Vampire Blues is a satisfying blues song with plenty of Young’s distinctive guitar work on display, and while the metaphor of oil drilling as vampirism – “I’m a vampire baby/sucking blood from the earth/…/sell you 20 barrels worth” – could have ended up feeling like a blunt instrument, the warmth of the blues style and the choral refrain of “Chevron” means it all just works.  Anyone in doubt of Young’s association with grunge and alternative rock should check-out the dark, heavy, riff of Hippie Dream and Promise of the Real make a good show of it, but I was left imagining how much dirtier it would have been with Crazy Horse providing the backing.

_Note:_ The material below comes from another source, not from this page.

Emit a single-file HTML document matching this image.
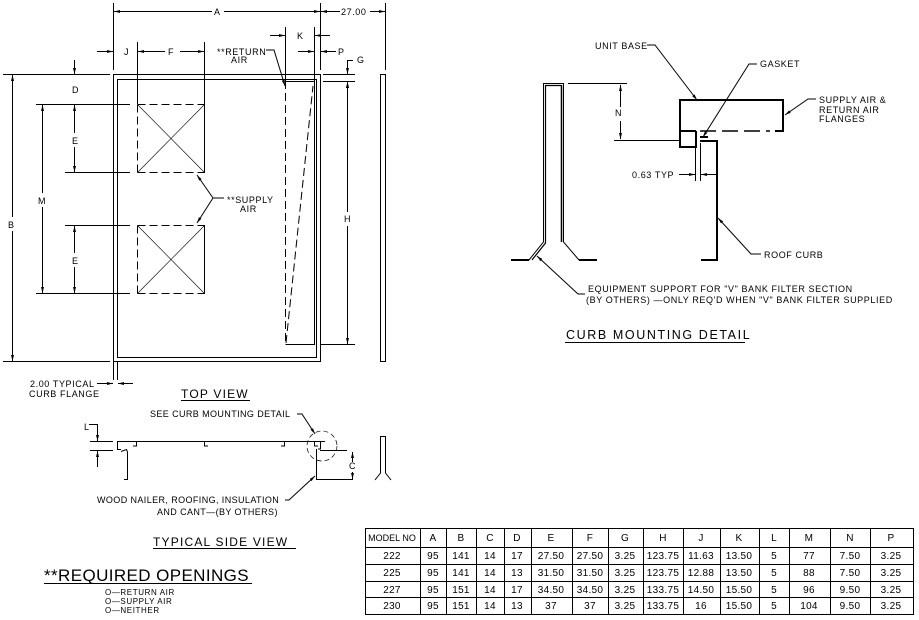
<!DOCTYPE html>
<html><head><meta charset="utf-8"><style>
html,body{margin:0;padding:0;background:#fff}
svg{display:block}
text{font-family:"Liberation Sans",sans-serif;font-size:9px;fill:#000;letter-spacing:0.6px}
.t{letter-spacing:1.6px}
.tb text{font-size:10px;letter-spacing:0.3px}
</style></head><body>
<svg width="919" height="620" viewBox="0 0 919 620" xmlns="http://www.w3.org/2000/svg">
<defs>
<marker id="ar" viewBox="0 0 6 4" refX="6" refY="2" markerWidth="6" markerHeight="4" orient="auto-start-reverse" markerUnits="userSpaceOnUse"><path d="M0,0.5 L6,2 L0,3.5z" fill="#000"/></marker>
</defs>
<g stroke="#000" stroke-width="1" fill="none">
<rect x="113.5" y="74.5" width="207" height="287"/>
<rect x="117.5" y="79.5" width="199" height="278"/>
<g stroke-dasharray="8,4"><line x1="137.5" y1="104.5" x2="204.5" y2="104.5"/><line x1="137.5" y1="172.5" x2="204.5" y2="172.5"/><line x1="137.5" y1="104.5" x2="137.5" y2="172.5"/>
<line x1="137.5" y1="225.5" x2="204.5" y2="225.5"/><line x1="137.5" y1="293.5" x2="204.5" y2="293.5"/><line x1="137.5" y1="225.5" x2="137.5" y2="293.5"/>
<line x1="285.5" y1="81" x2="285.5" y2="344"/><line x1="286" y1="343" x2="313" y2="86"/></g>
<line x1="204.5" y1="104" x2="204.5" y2="173"/><line x1="204.5" y1="225" x2="204.5" y2="294"/>
<g stroke-width="0.6"><line x1="138" y1="105" x2="204" y2="172"/><line x1="204" y1="105" x2="138" y2="172"/><line x1="138" y1="226" x2="204" y2="293"/><line x1="204" y1="226" x2="138" y2="293"/></g>
<polyline points="285.5,81.5 314.5,81.5 314.5,344.5 285.5,344.5"/>
<rect x="380.5" y="74.5" width="5" height="287"/>
<line x1="113.5" y1="3" x2="113.5" y2="70"/><line x1="320.5" y1="3" x2="320.5" y2="70"/><line x1="385.5" y1="3" x2="385.5" y2="70"/>
<line x1="137.5" y1="42" x2="137.5" y2="104"/><line x1="204.5" y1="42" x2="204.5" y2="104"/>
<line x1="285.5" y1="27" x2="285.5" y2="81"/><line x1="314.5" y1="27" x2="314.5" y2="81"/>
<line x1="3" y1="74.5" x2="110" y2="74.5"/><line x1="3" y1="361.5" x2="110" y2="361.5"/>
<line x1="36" y1="104.5" x2="130" y2="104.5"/><line x1="65" y1="172.5" x2="130" y2="172.5"/>
<line x1="65" y1="225.5" x2="130" y2="225.5"/><line x1="36" y1="293.5" x2="130" y2="293.5"/>
<line x1="323" y1="74.5" x2="355" y2="74.5"/><line x1="323" y1="81.5" x2="355" y2="81.5"/><line x1="320" y1="344.5" x2="355" y2="344.5"/>
<line x1="113.5" y1="361" x2="113.5" y2="380"/><line x1="117.5" y1="361" x2="117.5" y2="380"/>
<line x1="114" y1="11.5" x2="212" y2="11.5" marker-start="url(#ar)"/><line x1="224" y1="11.5" x2="320" y2="11.5" marker-end="url(#ar)"/>
<line x1="321" y1="11.5" x2="340" y2="11.5" marker-start="url(#ar)"/><line x1="370" y1="11.5" x2="385" y2="11.5" marker-end="url(#ar)"/>
<line x1="97" y1="51.5" x2="113" y2="51.5" marker-end="url(#ar)"/>
<line x1="138" y1="51.5" x2="165" y2="51.5" marker-start="url(#ar)"/><line x1="180" y1="51.5" x2="204" y2="51.5" marker-end="url(#ar)"/>
<line x1="270" y1="35.5" x2="285" y2="35.5" marker-end="url(#ar)"/><line x1="330" y1="35.5" x2="315" y2="35.5" marker-end="url(#ar)"/>
<line x1="298" y1="51.5" x2="314" y2="51.5" marker-end="url(#ar)"/><line x1="336" y1="51.5" x2="321" y2="51.5" marker-end="url(#ar)"/>
<polyline points="347.5,74 347.5,60.5 353,60.5" marker-start="url(#ar)"/><line x1="347.5" y1="90" x2="347.5" y2="82" marker-end="url(#ar)"/>
<line x1="347.5" y1="82" x2="347.5" y2="212" marker-start="url(#ar)"/><line x1="347.5" y1="226" x2="347.5" y2="344" marker-end="url(#ar)"/>
<line x1="74.5" y1="60" x2="74.5" y2="74" marker-end="url(#ar)"/>
<line x1="74.5" y1="105" x2="74.5" y2="133" marker-start="url(#ar)"/><line x1="74.5" y1="147" x2="74.5" y2="172" marker-end="url(#ar)"/>
<line x1="74.5" y1="226" x2="74.5" y2="253" marker-start="url(#ar)"/><line x1="74.5" y1="267" x2="74.5" y2="293" marker-end="url(#ar)"/>
<line x1="42.5" y1="105" x2="42.5" y2="193" marker-start="url(#ar)"/><line x1="42.5" y1="207" x2="42.5" y2="293" marker-end="url(#ar)"/>
<line x1="12.5" y1="75" x2="12.5" y2="217" marker-start="url(#ar)"/><line x1="12.5" y1="231" x2="12.5" y2="361" marker-end="url(#ar)"/>
<line x1="97" y1="383.5" x2="113" y2="383.5" marker-end="url(#ar)"/><line x1="133" y1="383.5" x2="118" y2="383.5" marker-end="url(#ar)"/>
<polyline points="266,50 274,50 285,86" marker-end="url(#ar)"/>
<polyline points="224,198 213,198 197,175" marker-end="url(#ar)"/><line x1="213" y1="198" x2="197" y2="223" marker-end="url(#ar)"/>

<line x1="117" y1="441.5" x2="325" y2="441.5"/>
<polyline points="117.5,441 117.5,449.5 121,449.5"/><polyline points="121,451.5 126.5,449.5 127.5,452 127.5,479.5 124,479.5"/>
<polyline points="136.5,441 136.5,446 133,446"/><polyline points="204.5,441 204.5,446 208,446"/><polyline points="284.5,441 284.5,446 281,446"/>
<polyline points="314.5,441 314.5,446 318,446"/><polyline points="320.5,441 320.5,449 318,449"/>
<polyline points="320,450.5 347,450.5"/><polyline points="316.5,449 316.5,479.5 321,479.5"/><line x1="320" y1="479.5" x2="353" y2="479.5"/>
<circle cx="322" cy="446" r="15" stroke-dasharray="5,3" stroke-width="0.7"/>
<line x1="352.5" y1="452" x2="352.5" y2="462" marker-start="url(#ar)"/><line x1="352.5" y1="472" x2="352.5" y2="479" marker-end="url(#ar)"/>
<polyline points="375,480 380.5,473 380.5,436.5 385.5,436.5 385.5,473 391,480"/>
<line x1="90" y1="441.5" x2="113" y2="441.5"/><line x1="90" y1="450.5" x2="113" y2="450.5"/>
<polyline points="89,424.5 97.5,424.5 97.5,441" marker-end="url(#ar)"/><line x1="97.5" y1="467" x2="97.5" y2="451" marker-end="url(#ar)"/>
<polyline points="297,414 302,414 315,434" marker-end="url(#ar)"/>
<polyline points="285,500 289,500 315,476" marker-end="url(#ar)"/>
<line x1="181" y1="400.5" x2="250" y2="400.5"/><line x1="153" y1="548.5" x2="296" y2="548.5"/><line x1="44" y1="583.5" x2="252" y2="583.5"/>

<g stroke-width="2"><polyline points="696,131 680,131 680,100 783,100 783,131 775,131"/><polyline points="696,131 696,147 680,147 680,131"/>
<polyline points="700,141 717,141 717,260 701,260"/><line x1="700" y1="137" x2="708" y2="137"/>
<line x1="511" y1="260" x2="529" y2="260"/><line x1="579" y1="260" x2="597" y2="260"/></g>
<line x1="700" y1="131" x2="770" y2="131" stroke-dasharray="16,6" stroke-width="1.5"/>
<polyline points="529,260 543.5,242 543.5,83.5 563.5,83.5 563.5,242 579,260"/><polyline points="532,260 545.5,243 545.5,85.5 561.5,85.5" stroke-width="1.2"/><line x1="561.5" y1="85" x2="561.5" y2="242" stroke-width="1.5"/>
<line x1="568" y1="83.5" x2="627" y2="83.5"/><line x1="614" y1="140.5" x2="680" y2="140.5"/>
<line x1="620.5" y1="85" x2="620.5" y2="107" marker-start="url(#ar)"/><line x1="620.5" y1="121" x2="620.5" y2="139" marker-end="url(#ar)"/>
<line x1="695.5" y1="143" x2="695.5" y2="181"/><line x1="700.5" y1="143" x2="700.5" y2="181"/>
<line x1="679" y1="174.5" x2="695" y2="174.5" marker-end="url(#ar)"/><line x1="716" y1="174.5" x2="701" y2="174.5" marker-end="url(#ar)"/>
<polyline points="647,45 655,45 697,100" marker-end="url(#ar)"/>
<polyline points="757,64 749,64 703,137" marker-end="url(#ar)"/>
<polyline points="816,99 808,99 785,115" marker-end="url(#ar)"/>
<polyline points="761,254 751,254 718,218" marker-end="url(#ar)"/>
<polyline points="585,294 578,294 537,256" marker-end="url(#ar)"/>
<line x1="565" y1="342.5" x2="745" y2="342.5"/>

<rect x="365.5" y="528.5" width="548" height="86"/>
<line x1="365" y1="547.5" x2="913" y2="547.5"/><line x1="365" y1="564.5" x2="913" y2="564.5"/><line x1="365" y1="581.5" x2="913" y2="581.5"/><line x1="365" y1="597.5" x2="913" y2="597.5"/>
<line x1="420.5" y1="528" x2="420.5" y2="614"/><line x1="446.5" y1="528" x2="446.5" y2="614"/><line x1="476.5" y1="528" x2="476.5" y2="614"/><line x1="504.5" y1="528" x2="504.5" y2="614"/><line x1="531.5" y1="528" x2="531.5" y2="614"/><line x1="572.5" y1="528" x2="572.5" y2="614"/><line x1="608.5" y1="528" x2="608.5" y2="614"/><line x1="643.5" y1="528" x2="643.5" y2="614"/><line x1="683.5" y1="528" x2="683.5" y2="614"/><line x1="720.5" y1="528" x2="720.5" y2="614"/><line x1="759.5" y1="528" x2="759.5" y2="614"/><line x1="789.5" y1="528" x2="789.5" y2="614"/><line x1="830.5" y1="528" x2="830.5" y2="614"/><line x1="870.5" y1="528" x2="870.5" y2="614"/>
</g>

<g>
<text x="214" y="15">A</text><text x="341" y="15">27.00</text>
<text x="124" y="55">J</text><text x="168" y="55">F</text><text x="297" y="39">K</text><text x="338" y="55">P</text><text x="357" y="63">G</text>
<text x="217" y="55">**RETURN</text><text x="231" y="63">AIR</text>
<text x="72" y="93">D</text><text x="72" y="144">E</text><text x="72" y="264">E</text><text x="38" y="204">M</text><text x="8" y="228">B</text><text x="344" y="222">H</text>
<text x="227" y="203">**SUPPLY</text><text x="240" y="212">AIR</text>
<text x="30" y="387">2.00 TYPICAL</text><text x="29" y="397">CURB FLANGE</text>
<text x="181" y="398" style="font-size:12px;letter-spacing:1.2px">TOP VIEW</text>
<text x="150" y="417" style="letter-spacing:0.4px">SEE CURB MOUNTING DETAIL</text>
<text x="84" y="430">L</text><text x="349" y="469">C</text>
<text x="97" y="503" style="letter-spacing:0.4px">WOOD NAILER, ROOFING, INSULATION</text><text x="157" y="515" style="letter-spacing:0.4px">AND CANT—(BY OTHERS)</text>
<text x="153" y="546" style="font-size:12px;letter-spacing:1.2px">TYPICAL SIDE VIEW</text>
<text x="44" y="581" style="font-size:17px;letter-spacing:0.4px">**REQUIRED  OPENINGS</text>
<text x="105" y="595" style="font-size:8px">O—RETURN AIR</text><text x="105" y="604" style="font-size:8px">O—SUPPLY AIR</text><text x="105" y="613" style="font-size:8px">O—NEITHER</text>
<text x="595" y="49">UNIT BASE</text><text x="760" y="67">GASKET</text>
<text x="819" y="103">SUPPLY AIR &amp;</text><text x="819" y="113">RETURN AIR</text><text x="819" y="122">FLANGES</text>
<text x="632" y="178">0.63 TYP</text><text x="615" y="116">N</text>
<text x="764" y="258">ROOF CURB</text>
<text x="588" y="292">EQUIPMENT SUPPORT FOR "V" BANK FILTER SECTION</text>
<text x="586" y="303">(BY OTHERS) —ONLY REQ'D WHEN "V" BANK FILTER SUPPLIED</text>
<text x="566" y="339" class="t" style="font-size:12.5px">CURB MOUNTING DETAIL</text>
</g>
<g text-anchor="middle" class="tb">
<text x="392" y="541" style="font-size:9px;letter-spacing:0">MODEL NO</text><text x="433" y="541">A</text><text x="461" y="541">B</text><text x="490" y="541">C</text><text x="517" y="541">D</text><text x="551" y="541">E</text><text x="590" y="541">F</text><text x="625" y="541">G</text><text x="663" y="541">H</text><text x="701" y="541">J</text><text x="739" y="541">K</text><text x="774" y="541">L</text><text x="809" y="541">M</text><text x="850" y="541">N</text><text x="891" y="541">P</text>
<text x="392" y="559">222</text><text x="433" y="559">95</text><text x="461" y="559">141</text><text x="490" y="559">14</text><text x="517" y="559">17</text><text x="551" y="559">27.50</text><text x="590" y="559">27.50</text><text x="625" y="559">3.25</text><text x="663" y="559">123.75</text><text x="701" y="559">11.63</text><text x="739" y="559">13.50</text><text x="774" y="559">5</text><text x="809" y="559">77</text><text x="850" y="559">7.50</text><text x="891" y="559">3.25</text>
<text x="392" y="576">225</text><text x="433" y="576">95</text><text x="461" y="576">141</text><text x="490" y="576">14</text><text x="517" y="576">13</text><text x="551" y="576">31.50</text><text x="590" y="576">31.50</text><text x="625" y="576">3.25</text><text x="663" y="576">123.75</text><text x="701" y="576">12.88</text><text x="739" y="576">13.50</text><text x="774" y="576">5</text><text x="809" y="576">88</text><text x="850" y="576">7.50</text><text x="891" y="576">3.25</text>
<text x="392" y="593">227</text><text x="433" y="593">95</text><text x="461" y="593">151</text><text x="490" y="593">14</text><text x="517" y="593">17</text><text x="551" y="593">34.50</text><text x="590" y="593">34.50</text><text x="625" y="593">3.25</text><text x="663" y="593">133.75</text><text x="701" y="593">14.50</text><text x="739" y="593">15.50</text><text x="774" y="593">5</text><text x="809" y="593">96</text><text x="850" y="593">9.50</text><text x="891" y="593">3.25</text>
<text x="392" y="609">230</text><text x="433" y="609">95</text><text x="461" y="609">151</text><text x="490" y="609">14</text><text x="517" y="609">13</text><text x="551" y="609">37</text><text x="590" y="609">37</text><text x="625" y="609">3.25</text><text x="663" y="609">133.75</text><text x="701" y="609">16</text><text x="739" y="609">15.50</text><text x="774" y="609">5</text><text x="809" y="609">104</text><text x="850" y="609">9.50</text><text x="891" y="609">3.25</text>
</g>
</svg>
</body></html>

For a live recording the piano and vocals of After The Gold Rush sounds like it came out of a studio.  Big Box feels like the most immediate of Young’s message songs, with the lines “too big to fail/too rich for jail” and “corporations have feelings” reverberating well in a post-Global Financial Crisis world, which is odd given the overwhelming environmental focus of Earth – not that social and environmental justice are disengaged from each other.  A 28 minute jam on Love & Only Love ends Earth, which would be absolutely amazing for a live audience, but is a bit much here.

And really, that’s kind of the problem with Earth; it’s all a bit much.  Folk and country Neil Young sits cheek to jowl with rockin’ out Neil Young, and while Earth is themed it doesn’t feel coherent in mood and energy.  Sadly, the overdubs are likely to be element that make this a memorable live album, which is arguably better than being forgotten as a merely reasonable live album.